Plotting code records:
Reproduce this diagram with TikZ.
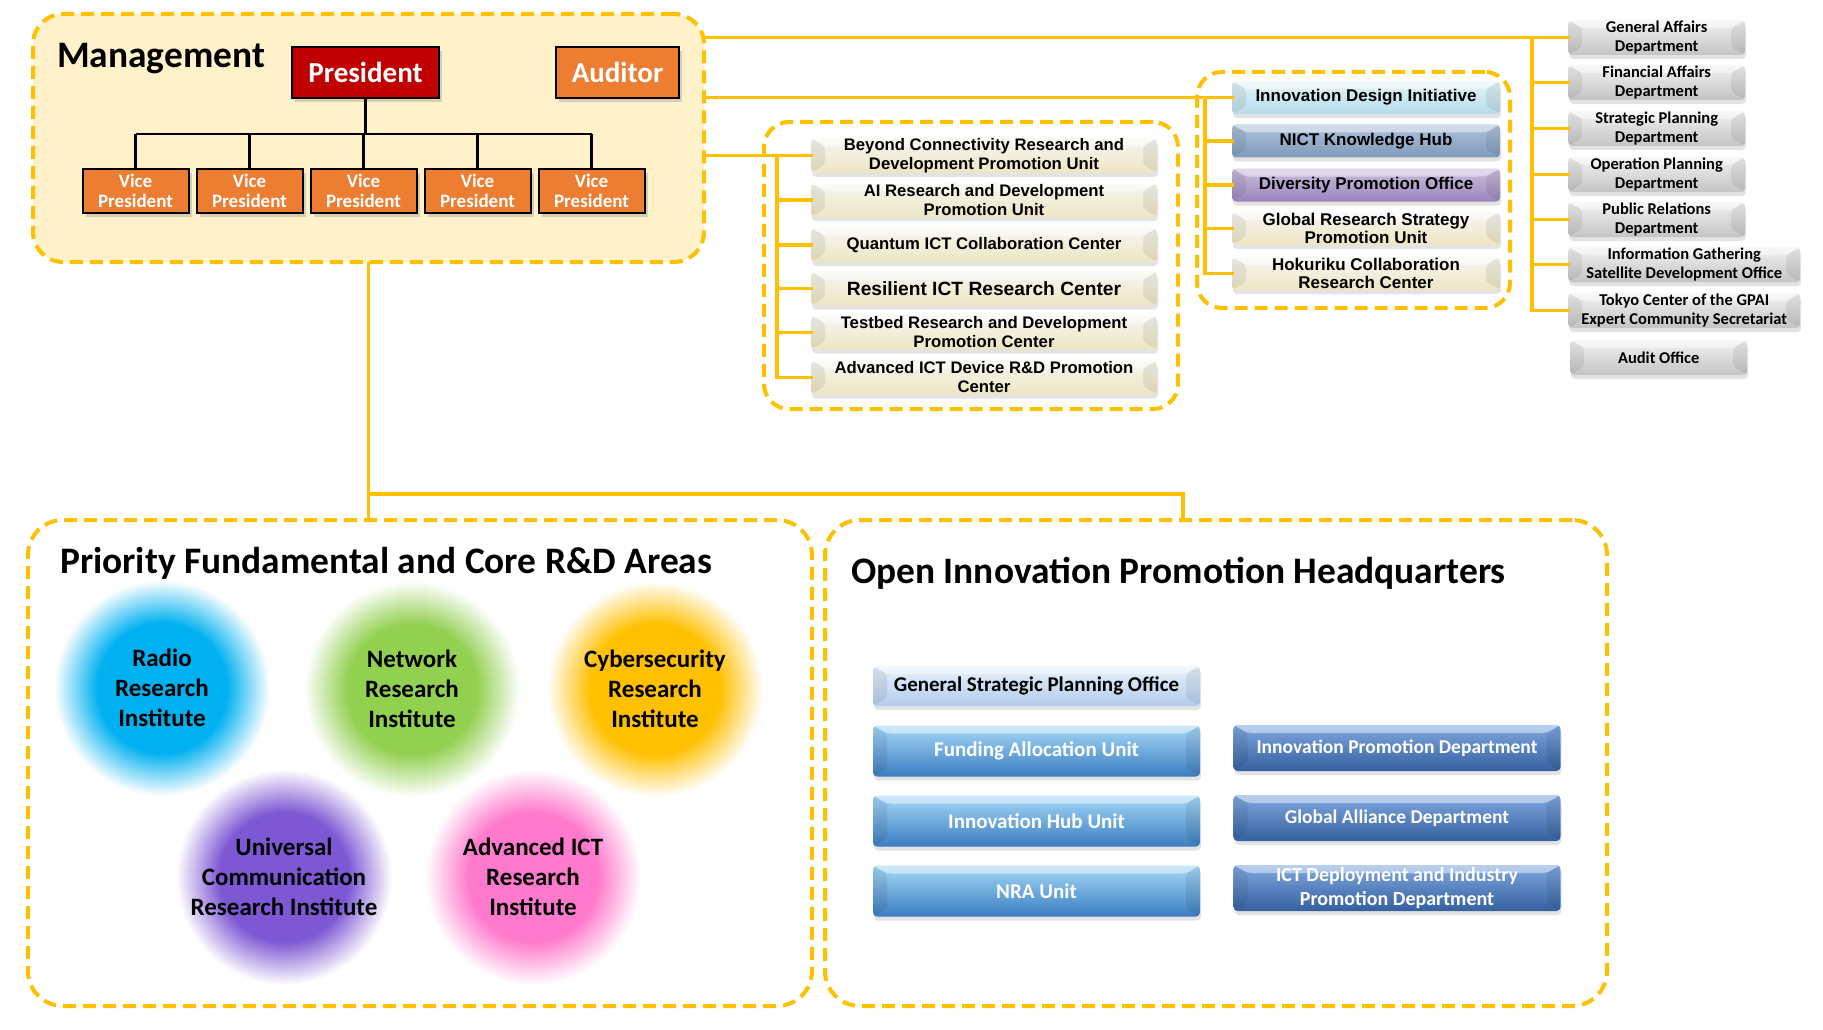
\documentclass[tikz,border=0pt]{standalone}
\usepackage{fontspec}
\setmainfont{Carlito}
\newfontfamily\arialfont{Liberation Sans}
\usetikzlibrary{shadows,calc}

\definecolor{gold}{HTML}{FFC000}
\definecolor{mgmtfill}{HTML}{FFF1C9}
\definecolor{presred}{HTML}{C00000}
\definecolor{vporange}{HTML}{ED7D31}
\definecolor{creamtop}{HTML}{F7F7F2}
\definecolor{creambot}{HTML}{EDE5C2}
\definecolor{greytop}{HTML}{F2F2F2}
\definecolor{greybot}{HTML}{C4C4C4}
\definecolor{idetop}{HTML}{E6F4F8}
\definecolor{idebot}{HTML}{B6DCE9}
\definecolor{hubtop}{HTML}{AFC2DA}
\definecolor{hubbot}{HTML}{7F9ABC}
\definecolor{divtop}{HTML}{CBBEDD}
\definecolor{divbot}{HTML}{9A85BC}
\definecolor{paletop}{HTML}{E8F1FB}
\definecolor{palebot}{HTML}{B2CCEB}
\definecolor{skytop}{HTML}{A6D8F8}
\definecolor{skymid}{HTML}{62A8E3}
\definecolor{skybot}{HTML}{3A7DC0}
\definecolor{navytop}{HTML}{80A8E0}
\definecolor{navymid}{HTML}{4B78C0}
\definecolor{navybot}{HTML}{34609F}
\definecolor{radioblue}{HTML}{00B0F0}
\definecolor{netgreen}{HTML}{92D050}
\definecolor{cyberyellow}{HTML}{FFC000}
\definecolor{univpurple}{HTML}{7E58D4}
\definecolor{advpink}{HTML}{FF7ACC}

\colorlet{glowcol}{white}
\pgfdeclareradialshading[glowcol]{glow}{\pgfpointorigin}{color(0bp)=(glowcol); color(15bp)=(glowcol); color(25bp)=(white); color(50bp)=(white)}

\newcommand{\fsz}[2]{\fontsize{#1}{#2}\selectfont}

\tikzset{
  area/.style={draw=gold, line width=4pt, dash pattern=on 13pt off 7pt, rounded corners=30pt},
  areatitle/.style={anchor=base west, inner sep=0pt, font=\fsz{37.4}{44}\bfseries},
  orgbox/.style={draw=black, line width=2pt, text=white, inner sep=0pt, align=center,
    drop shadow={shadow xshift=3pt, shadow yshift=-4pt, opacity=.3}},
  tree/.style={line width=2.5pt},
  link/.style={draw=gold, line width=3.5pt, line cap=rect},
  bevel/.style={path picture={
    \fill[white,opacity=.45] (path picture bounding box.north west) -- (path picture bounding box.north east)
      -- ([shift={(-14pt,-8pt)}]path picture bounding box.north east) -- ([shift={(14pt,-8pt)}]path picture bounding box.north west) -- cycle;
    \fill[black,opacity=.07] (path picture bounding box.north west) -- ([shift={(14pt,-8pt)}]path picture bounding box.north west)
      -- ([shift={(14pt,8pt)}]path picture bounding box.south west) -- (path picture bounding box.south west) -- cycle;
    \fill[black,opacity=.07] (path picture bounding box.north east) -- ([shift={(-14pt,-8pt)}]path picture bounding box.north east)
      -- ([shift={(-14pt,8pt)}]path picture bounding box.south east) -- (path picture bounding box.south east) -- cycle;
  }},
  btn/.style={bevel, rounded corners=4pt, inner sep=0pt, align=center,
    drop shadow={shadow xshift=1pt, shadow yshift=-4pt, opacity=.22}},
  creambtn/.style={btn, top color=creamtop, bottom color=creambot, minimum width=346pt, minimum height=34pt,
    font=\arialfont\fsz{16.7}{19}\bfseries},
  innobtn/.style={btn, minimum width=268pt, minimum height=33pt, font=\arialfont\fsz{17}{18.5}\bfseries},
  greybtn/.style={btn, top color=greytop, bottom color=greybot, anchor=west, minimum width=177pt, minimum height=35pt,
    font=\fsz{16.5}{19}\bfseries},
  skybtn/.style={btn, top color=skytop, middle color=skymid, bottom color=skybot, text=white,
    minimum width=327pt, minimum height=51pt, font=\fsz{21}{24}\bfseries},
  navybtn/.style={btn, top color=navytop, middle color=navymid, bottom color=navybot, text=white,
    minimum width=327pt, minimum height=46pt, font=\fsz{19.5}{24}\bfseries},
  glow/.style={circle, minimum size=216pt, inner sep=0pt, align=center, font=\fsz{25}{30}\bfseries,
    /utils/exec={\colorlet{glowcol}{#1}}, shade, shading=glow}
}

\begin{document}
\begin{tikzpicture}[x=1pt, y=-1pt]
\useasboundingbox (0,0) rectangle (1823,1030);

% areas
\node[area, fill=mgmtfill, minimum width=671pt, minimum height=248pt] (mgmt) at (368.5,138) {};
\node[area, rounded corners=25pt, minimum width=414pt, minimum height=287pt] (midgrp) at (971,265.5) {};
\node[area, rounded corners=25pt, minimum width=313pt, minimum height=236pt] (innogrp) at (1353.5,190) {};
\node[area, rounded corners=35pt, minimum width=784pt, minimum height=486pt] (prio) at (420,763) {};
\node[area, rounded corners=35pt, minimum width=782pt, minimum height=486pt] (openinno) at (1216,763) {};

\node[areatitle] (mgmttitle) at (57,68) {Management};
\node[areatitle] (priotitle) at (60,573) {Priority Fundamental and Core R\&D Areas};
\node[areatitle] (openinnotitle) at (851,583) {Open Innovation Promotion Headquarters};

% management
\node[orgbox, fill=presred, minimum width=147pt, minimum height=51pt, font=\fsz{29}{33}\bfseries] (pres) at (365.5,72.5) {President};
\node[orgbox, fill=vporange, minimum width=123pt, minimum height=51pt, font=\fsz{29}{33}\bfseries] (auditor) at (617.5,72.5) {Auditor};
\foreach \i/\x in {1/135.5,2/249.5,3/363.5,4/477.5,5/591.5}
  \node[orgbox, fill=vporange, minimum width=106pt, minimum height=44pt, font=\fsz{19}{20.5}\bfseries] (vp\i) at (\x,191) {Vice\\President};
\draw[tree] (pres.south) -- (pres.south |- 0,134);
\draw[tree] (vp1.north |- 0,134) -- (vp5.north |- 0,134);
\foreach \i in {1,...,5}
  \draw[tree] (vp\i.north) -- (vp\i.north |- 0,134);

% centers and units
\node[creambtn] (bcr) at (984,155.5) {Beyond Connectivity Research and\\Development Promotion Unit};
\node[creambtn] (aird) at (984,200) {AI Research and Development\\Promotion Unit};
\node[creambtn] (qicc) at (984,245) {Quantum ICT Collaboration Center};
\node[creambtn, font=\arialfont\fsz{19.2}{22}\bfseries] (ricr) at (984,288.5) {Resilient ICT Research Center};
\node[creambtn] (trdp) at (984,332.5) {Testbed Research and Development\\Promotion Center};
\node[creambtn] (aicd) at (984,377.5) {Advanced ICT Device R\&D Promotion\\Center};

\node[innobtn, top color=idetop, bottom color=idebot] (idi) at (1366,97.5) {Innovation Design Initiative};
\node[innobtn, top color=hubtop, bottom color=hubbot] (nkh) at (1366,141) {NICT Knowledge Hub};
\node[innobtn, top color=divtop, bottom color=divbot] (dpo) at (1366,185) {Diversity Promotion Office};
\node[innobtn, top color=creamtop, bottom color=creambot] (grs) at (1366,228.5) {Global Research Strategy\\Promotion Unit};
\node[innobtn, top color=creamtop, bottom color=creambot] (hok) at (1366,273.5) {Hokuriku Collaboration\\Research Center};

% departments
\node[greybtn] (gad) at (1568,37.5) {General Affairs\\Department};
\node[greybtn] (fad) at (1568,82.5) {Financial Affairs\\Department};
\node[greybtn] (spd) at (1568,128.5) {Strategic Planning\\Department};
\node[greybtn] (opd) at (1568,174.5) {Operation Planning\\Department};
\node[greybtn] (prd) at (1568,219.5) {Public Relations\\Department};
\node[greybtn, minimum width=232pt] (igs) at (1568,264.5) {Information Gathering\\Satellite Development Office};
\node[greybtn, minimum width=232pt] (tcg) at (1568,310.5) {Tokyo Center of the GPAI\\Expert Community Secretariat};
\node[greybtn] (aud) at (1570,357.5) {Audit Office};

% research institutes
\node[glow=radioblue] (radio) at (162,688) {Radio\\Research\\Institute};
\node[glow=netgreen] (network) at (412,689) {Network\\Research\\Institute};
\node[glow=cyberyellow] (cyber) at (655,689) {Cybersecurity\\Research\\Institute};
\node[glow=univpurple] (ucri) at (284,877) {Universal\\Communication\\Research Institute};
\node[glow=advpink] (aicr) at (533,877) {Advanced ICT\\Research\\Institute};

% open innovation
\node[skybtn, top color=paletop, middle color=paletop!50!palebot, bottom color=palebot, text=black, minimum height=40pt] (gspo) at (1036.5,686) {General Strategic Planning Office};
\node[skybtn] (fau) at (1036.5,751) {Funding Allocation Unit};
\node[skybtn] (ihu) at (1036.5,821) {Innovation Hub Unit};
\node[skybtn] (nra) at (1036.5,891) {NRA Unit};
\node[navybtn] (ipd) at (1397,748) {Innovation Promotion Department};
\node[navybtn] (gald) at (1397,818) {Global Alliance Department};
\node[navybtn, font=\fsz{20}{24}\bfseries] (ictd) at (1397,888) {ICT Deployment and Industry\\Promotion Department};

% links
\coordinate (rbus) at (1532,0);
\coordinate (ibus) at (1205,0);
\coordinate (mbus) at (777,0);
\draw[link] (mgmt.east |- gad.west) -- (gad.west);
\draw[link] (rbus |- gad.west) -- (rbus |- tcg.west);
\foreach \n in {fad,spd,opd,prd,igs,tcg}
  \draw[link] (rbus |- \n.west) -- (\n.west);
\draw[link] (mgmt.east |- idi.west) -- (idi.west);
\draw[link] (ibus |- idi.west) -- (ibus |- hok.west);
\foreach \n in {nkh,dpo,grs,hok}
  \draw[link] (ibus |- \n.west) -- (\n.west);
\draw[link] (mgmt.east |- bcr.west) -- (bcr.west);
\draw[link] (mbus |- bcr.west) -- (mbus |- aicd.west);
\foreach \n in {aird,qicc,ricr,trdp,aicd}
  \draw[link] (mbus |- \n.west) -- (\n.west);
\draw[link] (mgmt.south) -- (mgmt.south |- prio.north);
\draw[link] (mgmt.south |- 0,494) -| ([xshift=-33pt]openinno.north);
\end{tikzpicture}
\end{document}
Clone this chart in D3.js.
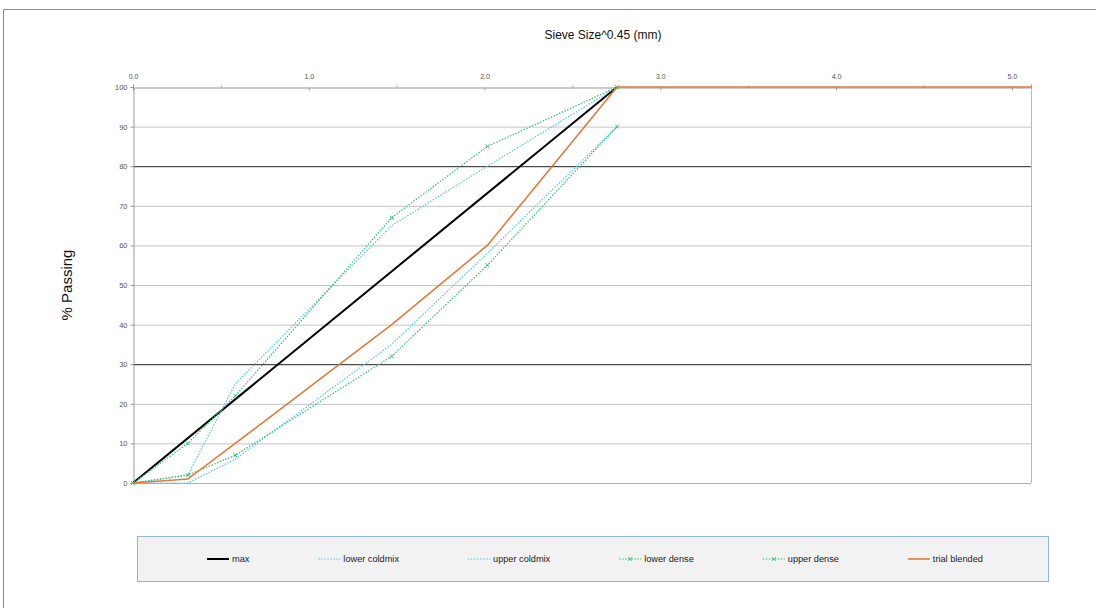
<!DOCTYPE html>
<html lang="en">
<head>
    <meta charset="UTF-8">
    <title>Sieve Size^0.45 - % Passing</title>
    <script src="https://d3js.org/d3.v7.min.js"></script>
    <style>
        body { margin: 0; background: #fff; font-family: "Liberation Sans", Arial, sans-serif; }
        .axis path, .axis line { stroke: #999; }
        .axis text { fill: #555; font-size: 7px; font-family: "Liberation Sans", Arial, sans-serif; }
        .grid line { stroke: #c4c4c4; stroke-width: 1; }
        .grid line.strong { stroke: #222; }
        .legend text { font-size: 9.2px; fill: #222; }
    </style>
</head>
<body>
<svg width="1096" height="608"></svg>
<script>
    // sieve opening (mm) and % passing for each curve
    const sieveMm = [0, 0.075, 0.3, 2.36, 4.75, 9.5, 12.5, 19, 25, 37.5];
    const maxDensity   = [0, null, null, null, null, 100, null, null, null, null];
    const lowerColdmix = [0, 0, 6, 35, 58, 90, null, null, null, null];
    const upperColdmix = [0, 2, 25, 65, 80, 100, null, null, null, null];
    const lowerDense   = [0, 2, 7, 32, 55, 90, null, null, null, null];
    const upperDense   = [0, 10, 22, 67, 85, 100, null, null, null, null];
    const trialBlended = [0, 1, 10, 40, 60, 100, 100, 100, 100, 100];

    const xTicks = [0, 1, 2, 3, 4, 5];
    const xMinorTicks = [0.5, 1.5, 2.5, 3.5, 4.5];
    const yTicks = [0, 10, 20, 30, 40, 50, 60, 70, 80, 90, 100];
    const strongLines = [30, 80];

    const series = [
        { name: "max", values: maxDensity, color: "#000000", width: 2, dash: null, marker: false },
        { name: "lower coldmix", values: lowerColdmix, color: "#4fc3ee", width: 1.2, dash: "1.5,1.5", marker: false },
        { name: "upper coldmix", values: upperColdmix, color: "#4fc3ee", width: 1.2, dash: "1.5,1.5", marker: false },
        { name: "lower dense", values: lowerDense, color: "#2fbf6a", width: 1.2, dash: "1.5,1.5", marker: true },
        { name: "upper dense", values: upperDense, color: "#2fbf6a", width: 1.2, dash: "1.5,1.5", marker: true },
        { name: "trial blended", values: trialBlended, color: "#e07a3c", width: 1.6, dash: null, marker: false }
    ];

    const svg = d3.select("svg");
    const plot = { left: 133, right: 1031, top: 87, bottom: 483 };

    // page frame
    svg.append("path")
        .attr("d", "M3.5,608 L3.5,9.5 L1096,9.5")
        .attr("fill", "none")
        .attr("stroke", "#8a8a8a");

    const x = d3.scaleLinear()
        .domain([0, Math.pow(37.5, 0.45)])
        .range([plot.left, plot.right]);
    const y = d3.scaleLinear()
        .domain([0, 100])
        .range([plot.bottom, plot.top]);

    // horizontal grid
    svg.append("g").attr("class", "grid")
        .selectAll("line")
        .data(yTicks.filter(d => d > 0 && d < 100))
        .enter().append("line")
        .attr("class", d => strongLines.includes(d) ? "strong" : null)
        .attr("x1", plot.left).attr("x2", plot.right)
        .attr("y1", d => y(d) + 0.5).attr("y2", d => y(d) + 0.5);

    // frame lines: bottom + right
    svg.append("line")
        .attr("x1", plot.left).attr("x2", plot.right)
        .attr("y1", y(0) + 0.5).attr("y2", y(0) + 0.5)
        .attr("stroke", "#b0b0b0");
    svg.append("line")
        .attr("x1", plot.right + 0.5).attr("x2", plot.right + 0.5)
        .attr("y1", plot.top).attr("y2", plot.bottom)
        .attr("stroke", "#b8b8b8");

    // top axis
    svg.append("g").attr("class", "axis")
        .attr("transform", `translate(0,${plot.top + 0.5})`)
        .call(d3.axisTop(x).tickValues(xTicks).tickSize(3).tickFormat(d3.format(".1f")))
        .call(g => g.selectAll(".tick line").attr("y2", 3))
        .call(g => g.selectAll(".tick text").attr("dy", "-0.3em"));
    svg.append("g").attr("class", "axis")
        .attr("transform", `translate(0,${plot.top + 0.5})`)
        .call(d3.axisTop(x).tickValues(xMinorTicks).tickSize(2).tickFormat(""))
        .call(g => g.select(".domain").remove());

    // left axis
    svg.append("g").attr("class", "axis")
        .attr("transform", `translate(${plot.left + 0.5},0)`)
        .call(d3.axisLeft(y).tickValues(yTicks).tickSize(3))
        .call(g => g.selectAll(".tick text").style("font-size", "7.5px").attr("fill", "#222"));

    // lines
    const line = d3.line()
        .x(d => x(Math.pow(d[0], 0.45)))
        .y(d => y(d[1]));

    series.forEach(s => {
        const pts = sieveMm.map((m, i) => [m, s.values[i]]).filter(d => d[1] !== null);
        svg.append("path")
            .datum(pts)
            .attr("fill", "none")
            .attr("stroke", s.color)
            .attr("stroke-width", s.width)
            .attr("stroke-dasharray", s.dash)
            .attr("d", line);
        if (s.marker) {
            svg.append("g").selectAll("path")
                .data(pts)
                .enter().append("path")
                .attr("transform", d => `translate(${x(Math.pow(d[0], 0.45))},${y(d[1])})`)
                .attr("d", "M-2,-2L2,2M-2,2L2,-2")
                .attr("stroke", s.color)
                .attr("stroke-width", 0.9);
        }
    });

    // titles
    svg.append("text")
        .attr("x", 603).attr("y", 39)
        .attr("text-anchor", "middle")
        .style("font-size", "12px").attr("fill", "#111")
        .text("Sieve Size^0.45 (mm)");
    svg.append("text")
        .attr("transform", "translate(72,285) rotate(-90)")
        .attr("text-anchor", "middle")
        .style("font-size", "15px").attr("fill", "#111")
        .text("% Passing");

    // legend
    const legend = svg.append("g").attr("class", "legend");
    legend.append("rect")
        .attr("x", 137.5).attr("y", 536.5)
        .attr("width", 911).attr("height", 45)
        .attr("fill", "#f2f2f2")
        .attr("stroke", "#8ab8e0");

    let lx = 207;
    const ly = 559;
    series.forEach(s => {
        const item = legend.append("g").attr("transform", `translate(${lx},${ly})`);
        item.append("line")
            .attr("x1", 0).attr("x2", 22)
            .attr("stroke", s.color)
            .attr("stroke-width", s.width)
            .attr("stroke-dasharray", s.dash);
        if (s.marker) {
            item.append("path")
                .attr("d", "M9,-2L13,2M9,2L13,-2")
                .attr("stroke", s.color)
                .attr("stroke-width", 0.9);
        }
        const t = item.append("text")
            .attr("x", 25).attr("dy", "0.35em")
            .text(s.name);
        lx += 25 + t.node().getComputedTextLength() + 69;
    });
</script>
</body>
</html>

[TASK DETAILS]: Collect each line of the entries that has the word "this", copying it in full.

[COMPLETE ANSWER]:
Reproduce this diagram with TikZ.
Clone this chart in D3.js.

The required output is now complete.